▸ **INSTRUCTIONS FOR THE TASK**
Pull every line containing "drawn" from the entries.

---+---

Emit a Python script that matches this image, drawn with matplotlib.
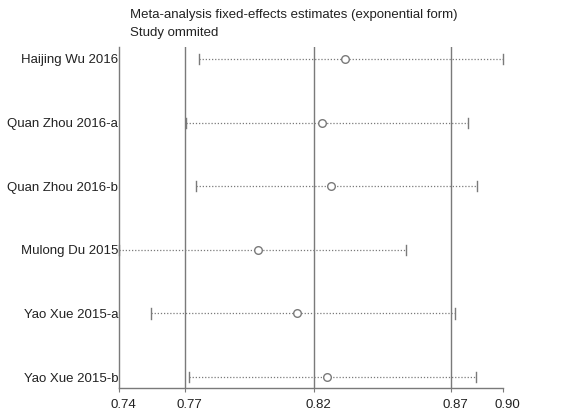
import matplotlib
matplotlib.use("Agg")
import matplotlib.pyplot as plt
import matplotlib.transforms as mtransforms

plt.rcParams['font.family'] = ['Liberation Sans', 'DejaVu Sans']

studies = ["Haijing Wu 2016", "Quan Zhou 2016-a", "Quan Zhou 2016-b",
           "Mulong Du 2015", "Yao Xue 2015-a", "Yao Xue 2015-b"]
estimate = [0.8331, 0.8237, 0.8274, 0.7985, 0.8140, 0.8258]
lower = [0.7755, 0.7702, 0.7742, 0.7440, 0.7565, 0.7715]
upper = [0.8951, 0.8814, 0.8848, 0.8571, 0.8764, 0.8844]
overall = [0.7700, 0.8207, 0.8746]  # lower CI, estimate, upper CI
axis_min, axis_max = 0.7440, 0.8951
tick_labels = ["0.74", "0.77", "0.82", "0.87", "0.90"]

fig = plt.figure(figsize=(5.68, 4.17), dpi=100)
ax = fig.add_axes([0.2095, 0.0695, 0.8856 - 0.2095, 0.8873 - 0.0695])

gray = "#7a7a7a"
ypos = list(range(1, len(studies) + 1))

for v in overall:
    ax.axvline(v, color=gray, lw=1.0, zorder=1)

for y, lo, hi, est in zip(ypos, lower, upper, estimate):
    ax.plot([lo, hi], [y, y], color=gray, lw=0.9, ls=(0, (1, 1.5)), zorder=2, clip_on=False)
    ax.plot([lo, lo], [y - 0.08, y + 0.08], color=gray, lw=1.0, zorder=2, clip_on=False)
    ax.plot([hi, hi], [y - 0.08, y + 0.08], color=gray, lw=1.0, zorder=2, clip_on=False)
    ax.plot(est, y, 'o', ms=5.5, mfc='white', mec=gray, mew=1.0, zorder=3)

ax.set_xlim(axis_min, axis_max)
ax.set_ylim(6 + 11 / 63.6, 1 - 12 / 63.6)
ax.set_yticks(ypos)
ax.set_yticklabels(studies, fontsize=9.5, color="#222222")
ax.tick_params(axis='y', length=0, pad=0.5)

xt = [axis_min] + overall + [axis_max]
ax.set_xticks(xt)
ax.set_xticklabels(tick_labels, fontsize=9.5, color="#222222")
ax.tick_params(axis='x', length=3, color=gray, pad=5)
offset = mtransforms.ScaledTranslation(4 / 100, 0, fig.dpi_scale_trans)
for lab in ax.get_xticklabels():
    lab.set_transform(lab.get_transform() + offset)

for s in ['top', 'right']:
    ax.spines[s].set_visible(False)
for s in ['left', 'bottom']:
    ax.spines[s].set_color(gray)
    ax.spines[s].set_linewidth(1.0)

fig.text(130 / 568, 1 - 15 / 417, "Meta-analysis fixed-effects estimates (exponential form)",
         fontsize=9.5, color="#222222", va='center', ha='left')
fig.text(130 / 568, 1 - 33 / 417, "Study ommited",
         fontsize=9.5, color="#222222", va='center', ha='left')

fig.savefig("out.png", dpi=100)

---+---

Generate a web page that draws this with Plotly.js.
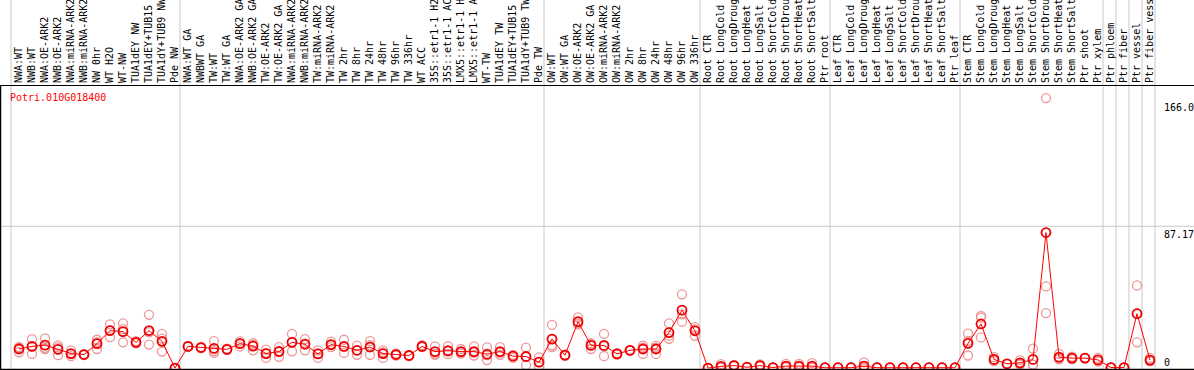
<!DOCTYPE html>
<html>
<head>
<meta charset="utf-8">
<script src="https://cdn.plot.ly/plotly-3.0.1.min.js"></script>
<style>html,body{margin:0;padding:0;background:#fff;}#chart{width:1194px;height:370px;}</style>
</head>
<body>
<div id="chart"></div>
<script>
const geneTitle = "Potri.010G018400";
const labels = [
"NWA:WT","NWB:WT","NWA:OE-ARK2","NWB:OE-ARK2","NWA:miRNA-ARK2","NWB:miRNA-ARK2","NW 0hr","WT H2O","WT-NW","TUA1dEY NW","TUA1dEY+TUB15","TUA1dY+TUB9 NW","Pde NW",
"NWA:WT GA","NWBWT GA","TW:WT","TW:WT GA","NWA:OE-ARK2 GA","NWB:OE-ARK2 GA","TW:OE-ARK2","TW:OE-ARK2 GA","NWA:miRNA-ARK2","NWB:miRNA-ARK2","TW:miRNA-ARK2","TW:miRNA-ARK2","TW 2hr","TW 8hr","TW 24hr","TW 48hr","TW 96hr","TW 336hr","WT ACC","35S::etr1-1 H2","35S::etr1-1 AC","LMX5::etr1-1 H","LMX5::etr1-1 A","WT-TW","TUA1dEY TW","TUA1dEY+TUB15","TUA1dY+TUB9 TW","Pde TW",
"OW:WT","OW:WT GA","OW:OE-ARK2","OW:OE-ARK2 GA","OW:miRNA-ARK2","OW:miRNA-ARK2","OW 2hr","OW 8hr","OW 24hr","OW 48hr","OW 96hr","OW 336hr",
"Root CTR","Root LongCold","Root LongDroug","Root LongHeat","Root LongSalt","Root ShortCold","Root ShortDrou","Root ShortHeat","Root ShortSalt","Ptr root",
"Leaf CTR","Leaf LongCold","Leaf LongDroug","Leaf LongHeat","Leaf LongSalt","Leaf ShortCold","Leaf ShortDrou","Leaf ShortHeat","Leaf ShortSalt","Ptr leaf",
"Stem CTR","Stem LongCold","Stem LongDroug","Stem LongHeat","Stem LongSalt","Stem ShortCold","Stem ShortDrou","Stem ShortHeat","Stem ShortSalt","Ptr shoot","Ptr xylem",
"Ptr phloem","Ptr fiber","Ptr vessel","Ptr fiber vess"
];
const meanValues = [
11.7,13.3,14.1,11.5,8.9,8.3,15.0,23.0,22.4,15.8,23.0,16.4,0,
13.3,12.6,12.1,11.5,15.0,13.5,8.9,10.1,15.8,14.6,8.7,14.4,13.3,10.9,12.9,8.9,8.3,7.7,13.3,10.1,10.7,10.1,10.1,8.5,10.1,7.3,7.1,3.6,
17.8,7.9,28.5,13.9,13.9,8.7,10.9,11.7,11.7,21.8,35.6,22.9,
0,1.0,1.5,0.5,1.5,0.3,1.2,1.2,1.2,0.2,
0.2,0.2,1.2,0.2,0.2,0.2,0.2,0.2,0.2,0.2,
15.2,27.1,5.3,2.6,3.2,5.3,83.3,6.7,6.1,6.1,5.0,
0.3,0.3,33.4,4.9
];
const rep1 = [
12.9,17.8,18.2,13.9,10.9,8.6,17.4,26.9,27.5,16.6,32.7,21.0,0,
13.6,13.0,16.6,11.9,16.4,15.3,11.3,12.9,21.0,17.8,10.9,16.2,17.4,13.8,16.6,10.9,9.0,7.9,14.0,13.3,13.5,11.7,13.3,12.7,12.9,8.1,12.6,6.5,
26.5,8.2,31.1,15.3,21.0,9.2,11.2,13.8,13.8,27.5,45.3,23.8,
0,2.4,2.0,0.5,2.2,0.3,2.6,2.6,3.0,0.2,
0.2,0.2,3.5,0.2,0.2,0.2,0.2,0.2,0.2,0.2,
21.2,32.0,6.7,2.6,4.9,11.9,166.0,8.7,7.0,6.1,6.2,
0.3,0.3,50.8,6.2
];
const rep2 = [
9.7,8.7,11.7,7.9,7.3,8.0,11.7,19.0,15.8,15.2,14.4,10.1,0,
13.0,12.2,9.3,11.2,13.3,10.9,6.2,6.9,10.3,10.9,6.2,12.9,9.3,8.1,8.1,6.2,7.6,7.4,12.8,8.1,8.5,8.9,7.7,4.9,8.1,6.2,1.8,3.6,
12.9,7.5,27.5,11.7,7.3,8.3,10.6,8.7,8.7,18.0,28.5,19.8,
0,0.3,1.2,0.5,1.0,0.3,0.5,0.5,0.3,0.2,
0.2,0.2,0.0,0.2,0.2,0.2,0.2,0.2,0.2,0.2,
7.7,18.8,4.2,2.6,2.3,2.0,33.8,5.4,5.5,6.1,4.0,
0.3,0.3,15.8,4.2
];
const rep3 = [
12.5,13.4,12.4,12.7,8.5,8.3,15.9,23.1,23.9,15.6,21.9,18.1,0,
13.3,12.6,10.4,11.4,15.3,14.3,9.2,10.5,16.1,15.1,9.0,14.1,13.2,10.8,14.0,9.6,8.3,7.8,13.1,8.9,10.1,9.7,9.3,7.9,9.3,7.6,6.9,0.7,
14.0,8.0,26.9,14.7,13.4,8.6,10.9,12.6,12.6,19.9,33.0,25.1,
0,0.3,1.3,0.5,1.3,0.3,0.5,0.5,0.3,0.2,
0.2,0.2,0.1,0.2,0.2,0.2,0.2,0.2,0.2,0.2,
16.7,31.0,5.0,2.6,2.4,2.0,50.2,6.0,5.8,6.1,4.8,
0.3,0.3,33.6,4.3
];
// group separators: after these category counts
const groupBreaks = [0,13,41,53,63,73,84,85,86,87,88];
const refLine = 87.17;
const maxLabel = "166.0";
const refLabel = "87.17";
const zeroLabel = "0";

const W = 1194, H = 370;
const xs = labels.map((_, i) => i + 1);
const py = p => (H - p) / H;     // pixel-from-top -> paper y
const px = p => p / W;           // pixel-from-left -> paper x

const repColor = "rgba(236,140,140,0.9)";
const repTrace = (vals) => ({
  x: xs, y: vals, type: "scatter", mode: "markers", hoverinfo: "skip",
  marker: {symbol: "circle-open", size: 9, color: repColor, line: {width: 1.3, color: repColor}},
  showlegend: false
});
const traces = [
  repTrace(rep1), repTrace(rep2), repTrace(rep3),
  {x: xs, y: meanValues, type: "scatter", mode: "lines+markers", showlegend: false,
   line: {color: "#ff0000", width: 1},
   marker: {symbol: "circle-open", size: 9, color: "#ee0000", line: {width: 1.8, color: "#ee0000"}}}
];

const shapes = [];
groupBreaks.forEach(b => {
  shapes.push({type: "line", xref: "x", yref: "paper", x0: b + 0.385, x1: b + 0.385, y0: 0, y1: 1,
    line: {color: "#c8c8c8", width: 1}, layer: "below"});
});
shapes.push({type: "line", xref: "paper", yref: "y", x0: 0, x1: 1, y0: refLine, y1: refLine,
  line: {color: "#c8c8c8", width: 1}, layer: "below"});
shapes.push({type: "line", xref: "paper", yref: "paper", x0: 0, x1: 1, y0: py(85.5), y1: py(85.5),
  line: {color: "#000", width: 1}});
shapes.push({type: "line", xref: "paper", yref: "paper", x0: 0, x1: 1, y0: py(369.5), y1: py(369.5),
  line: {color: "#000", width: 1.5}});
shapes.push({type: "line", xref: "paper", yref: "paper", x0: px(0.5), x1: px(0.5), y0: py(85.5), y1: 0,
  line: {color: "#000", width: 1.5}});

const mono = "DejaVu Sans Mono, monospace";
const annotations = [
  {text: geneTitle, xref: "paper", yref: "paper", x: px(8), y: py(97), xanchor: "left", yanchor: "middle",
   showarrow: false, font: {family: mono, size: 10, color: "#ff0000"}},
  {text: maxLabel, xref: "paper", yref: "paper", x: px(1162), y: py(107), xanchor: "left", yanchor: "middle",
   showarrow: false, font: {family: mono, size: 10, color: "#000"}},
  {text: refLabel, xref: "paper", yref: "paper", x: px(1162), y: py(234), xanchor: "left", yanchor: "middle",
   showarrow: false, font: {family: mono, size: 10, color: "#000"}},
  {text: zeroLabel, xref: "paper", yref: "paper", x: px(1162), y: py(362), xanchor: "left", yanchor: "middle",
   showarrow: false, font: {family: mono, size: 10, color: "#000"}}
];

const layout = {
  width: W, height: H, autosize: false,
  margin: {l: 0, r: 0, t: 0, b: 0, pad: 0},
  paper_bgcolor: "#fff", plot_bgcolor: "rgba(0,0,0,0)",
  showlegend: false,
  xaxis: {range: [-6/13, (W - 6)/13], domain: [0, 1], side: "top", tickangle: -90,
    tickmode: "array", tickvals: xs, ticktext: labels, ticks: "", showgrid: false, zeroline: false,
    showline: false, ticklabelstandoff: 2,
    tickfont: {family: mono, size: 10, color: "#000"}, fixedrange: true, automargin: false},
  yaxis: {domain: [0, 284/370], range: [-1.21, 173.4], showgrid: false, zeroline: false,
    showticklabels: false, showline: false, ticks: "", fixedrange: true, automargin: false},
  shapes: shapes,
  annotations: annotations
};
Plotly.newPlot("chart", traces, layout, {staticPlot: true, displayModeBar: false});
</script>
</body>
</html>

---+---

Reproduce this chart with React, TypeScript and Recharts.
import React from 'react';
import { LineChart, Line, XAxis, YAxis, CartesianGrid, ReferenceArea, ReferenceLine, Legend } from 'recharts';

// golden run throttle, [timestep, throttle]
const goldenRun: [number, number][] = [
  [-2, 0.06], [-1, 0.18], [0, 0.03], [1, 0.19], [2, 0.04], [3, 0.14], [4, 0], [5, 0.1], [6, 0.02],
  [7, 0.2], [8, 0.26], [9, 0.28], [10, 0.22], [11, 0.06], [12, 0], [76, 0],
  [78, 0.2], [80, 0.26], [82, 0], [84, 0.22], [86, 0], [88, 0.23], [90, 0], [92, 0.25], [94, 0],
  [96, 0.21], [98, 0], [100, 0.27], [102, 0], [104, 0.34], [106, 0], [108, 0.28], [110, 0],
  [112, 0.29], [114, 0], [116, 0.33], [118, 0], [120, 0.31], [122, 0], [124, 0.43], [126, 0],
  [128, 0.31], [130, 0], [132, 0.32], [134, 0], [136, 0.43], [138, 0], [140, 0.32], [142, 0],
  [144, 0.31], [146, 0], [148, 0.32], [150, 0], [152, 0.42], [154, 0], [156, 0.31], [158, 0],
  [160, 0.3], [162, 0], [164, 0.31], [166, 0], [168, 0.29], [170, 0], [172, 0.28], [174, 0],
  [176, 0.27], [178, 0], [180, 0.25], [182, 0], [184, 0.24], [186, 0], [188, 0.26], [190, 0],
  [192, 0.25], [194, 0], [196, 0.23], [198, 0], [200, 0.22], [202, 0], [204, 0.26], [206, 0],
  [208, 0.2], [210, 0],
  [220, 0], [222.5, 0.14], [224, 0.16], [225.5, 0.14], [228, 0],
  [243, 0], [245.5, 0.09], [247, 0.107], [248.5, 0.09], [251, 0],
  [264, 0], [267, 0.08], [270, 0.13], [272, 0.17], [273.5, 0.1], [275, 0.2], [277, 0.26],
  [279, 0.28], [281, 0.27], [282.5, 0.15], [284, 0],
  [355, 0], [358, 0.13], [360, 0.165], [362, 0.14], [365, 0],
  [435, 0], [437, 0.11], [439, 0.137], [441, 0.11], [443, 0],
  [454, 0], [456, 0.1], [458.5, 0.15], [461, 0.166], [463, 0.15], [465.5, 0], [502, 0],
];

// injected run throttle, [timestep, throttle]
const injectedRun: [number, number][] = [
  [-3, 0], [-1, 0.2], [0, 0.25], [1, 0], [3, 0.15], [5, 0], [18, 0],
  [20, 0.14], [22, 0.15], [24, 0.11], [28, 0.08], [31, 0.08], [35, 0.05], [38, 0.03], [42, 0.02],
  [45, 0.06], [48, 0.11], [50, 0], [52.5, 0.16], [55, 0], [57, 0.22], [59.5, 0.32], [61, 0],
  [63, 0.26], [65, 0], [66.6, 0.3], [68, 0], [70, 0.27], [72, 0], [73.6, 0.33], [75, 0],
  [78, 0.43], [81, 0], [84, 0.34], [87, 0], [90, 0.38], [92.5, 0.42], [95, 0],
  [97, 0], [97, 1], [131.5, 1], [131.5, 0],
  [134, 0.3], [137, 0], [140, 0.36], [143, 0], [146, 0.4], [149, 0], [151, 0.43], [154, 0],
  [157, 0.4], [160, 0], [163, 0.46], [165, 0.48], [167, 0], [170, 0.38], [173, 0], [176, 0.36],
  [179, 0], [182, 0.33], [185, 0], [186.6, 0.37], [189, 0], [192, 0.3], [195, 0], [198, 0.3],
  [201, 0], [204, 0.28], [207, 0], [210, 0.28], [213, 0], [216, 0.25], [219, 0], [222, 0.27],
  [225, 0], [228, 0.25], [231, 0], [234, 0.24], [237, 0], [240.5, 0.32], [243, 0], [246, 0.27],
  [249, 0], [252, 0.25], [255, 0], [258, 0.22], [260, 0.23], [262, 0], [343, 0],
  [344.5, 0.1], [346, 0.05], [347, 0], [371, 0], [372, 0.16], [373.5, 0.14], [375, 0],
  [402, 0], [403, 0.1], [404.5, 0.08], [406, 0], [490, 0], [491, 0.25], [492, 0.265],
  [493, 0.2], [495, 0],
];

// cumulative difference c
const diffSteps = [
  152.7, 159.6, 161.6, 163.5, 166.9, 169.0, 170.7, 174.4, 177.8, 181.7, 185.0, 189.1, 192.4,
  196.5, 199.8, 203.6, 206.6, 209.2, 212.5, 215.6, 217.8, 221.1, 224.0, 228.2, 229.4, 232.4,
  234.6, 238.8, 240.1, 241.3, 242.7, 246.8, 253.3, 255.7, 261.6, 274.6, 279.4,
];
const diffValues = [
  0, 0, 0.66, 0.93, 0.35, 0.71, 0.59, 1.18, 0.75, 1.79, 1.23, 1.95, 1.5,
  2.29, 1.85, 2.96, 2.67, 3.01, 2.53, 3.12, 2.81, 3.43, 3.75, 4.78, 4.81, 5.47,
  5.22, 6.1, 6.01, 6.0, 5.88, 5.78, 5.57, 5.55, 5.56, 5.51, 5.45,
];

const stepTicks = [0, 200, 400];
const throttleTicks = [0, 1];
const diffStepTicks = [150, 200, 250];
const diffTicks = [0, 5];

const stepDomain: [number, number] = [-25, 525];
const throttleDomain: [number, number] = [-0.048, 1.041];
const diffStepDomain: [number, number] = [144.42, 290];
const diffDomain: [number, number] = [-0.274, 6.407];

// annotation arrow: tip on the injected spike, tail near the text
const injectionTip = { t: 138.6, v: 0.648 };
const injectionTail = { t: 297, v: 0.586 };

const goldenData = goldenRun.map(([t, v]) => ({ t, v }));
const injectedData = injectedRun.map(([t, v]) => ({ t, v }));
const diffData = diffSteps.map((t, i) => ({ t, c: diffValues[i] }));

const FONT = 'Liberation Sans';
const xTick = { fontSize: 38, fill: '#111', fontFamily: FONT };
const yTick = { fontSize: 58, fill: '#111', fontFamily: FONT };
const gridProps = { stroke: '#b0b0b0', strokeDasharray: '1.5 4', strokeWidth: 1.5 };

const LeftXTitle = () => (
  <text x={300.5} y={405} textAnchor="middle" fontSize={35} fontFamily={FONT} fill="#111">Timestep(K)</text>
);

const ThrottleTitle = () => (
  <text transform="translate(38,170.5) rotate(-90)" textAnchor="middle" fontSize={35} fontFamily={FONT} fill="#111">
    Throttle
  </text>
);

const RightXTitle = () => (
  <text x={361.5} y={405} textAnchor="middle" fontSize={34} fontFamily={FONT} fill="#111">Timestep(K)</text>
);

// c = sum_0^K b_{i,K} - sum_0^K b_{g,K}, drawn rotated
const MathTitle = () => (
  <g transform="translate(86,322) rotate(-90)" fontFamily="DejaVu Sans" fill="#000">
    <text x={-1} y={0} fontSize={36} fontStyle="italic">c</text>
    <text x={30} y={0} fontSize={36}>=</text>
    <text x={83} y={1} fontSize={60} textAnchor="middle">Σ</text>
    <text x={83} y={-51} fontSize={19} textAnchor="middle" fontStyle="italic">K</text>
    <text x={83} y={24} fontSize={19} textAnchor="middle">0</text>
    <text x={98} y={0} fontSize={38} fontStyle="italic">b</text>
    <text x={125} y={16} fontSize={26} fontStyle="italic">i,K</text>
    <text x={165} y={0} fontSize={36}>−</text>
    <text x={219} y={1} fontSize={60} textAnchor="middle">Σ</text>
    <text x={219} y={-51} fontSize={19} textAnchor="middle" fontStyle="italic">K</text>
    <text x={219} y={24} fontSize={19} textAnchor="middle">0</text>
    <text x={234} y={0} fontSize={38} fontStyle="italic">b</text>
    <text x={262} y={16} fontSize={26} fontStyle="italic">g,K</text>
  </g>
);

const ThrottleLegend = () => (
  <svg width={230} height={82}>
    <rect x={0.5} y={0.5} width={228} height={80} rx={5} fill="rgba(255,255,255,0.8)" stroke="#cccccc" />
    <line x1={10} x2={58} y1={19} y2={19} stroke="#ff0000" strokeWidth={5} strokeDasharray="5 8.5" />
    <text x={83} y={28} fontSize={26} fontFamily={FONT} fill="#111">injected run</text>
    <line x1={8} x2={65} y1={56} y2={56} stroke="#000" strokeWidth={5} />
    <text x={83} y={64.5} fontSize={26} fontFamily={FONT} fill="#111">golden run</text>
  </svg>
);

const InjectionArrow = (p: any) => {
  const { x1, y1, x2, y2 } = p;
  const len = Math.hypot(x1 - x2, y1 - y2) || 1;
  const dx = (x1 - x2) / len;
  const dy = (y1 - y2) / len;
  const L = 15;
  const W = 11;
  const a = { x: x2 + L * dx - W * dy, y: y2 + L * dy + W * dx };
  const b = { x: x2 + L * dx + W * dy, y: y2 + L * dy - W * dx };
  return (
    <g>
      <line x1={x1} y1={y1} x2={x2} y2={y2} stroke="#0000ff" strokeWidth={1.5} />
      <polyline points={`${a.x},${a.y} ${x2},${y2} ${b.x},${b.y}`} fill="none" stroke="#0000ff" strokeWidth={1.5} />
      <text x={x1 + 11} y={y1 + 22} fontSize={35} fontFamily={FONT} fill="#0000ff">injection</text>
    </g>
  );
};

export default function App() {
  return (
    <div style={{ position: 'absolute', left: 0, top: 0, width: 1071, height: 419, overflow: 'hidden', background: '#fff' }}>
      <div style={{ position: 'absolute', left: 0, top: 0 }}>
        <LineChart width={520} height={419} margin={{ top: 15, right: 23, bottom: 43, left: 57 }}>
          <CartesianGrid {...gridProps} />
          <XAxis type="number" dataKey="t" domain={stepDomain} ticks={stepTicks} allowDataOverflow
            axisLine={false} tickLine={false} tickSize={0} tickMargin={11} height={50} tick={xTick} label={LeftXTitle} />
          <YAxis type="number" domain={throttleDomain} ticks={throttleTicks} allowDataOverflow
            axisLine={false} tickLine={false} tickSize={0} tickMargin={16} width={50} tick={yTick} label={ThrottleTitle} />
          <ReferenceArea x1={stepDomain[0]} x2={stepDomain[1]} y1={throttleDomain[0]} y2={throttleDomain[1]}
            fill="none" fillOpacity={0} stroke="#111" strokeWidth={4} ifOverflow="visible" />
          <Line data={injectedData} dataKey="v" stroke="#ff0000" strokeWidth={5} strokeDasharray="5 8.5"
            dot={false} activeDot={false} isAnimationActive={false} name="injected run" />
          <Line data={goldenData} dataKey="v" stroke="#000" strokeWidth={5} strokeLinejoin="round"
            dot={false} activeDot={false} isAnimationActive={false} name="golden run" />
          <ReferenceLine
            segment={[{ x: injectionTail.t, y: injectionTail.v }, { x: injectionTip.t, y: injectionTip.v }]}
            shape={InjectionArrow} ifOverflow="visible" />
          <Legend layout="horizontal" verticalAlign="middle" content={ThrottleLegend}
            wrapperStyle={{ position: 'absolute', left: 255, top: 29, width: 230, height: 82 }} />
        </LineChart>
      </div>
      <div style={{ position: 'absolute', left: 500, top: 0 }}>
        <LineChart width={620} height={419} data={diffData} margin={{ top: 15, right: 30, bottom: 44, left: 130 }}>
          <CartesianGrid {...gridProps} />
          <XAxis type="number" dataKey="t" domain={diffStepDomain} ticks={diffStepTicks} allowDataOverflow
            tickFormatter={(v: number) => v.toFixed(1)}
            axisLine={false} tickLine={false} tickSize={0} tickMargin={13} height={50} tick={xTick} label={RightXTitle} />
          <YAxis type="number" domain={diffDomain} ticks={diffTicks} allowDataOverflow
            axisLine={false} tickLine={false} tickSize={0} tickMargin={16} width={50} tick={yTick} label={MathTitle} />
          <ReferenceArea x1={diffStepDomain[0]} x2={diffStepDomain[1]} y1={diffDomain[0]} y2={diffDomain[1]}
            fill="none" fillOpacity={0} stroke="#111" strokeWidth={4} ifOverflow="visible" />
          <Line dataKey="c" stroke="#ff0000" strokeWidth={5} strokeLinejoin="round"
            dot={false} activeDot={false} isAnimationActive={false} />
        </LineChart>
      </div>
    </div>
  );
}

---+---

▸ **EXERCISE OUTPUT**
Emit a Python script that matches this image, drawn with matplotlib.
// c = sum_0^K b_{i,K} - sum_0^K b_{g,K}, drawn rotated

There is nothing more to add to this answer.